The way to a consumer’s heart nowadays is through all things tech. Or so it might seem when you come across Kansai Nerolac Paints calling its latest launch of interior emulsion High-Definition paint. The company claims this is a first in the paint industry.

Yatnesh Pandey, Senior Manager - Marketing, Kansai Nerolac, explains that elements called micro-embedded brightness boosters are put into the pigments to make them look brighter and ‘cleaner’. “It’s like adding Ujala to your clothes,” he says, adding that there is more gloss and better reflection off these paints.

Research has shown that consumers are moving from looking at functional benefits to the indulgent. The concerns for exterior paints are mostly to do with protection from dust and the elements, while the quality of paints used inside speaks to the status and pride of the people living inside the house, says Pandey. Whether it is cameras or TV, the flavour of the moment is HD technology, which serves up clearer pictures, and this was one of the insights that went into the creation and naming of this line. “Customers are able to relate HD to the functional features and the intensity of the colour,” says Pandey.

To add more colour, brand ambassador Shah Rukh Khan is featuring in a TV commercial that contrasts the excitement of a life lived in a house painted in glorious HD with an ordinary one. These paints, which come in Impressions 24 carat and Eco Clean ranges, come at a premium of 3-5 per cent to the standard interior paints in Nerolac’s range, says Pandey.
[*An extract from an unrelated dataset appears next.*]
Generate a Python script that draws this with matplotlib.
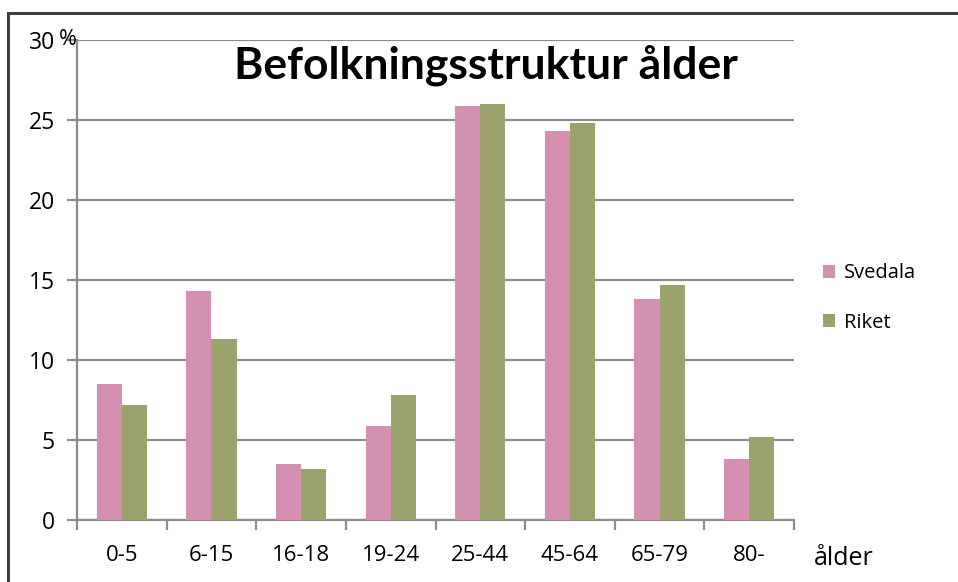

Nerolac is calling these paints a first but an executive from the paints business says these kind of paints, known as “clean colour systems”, are already sold by other companies. The effect depends on the raw materials used to make the paint; this variety uses particularly high-grade ones. Not all colours are clean and bright, he says, adding that orange, for instance, can look very dirty. That can be overcome by using sophisticated colourants, usually mixed with white.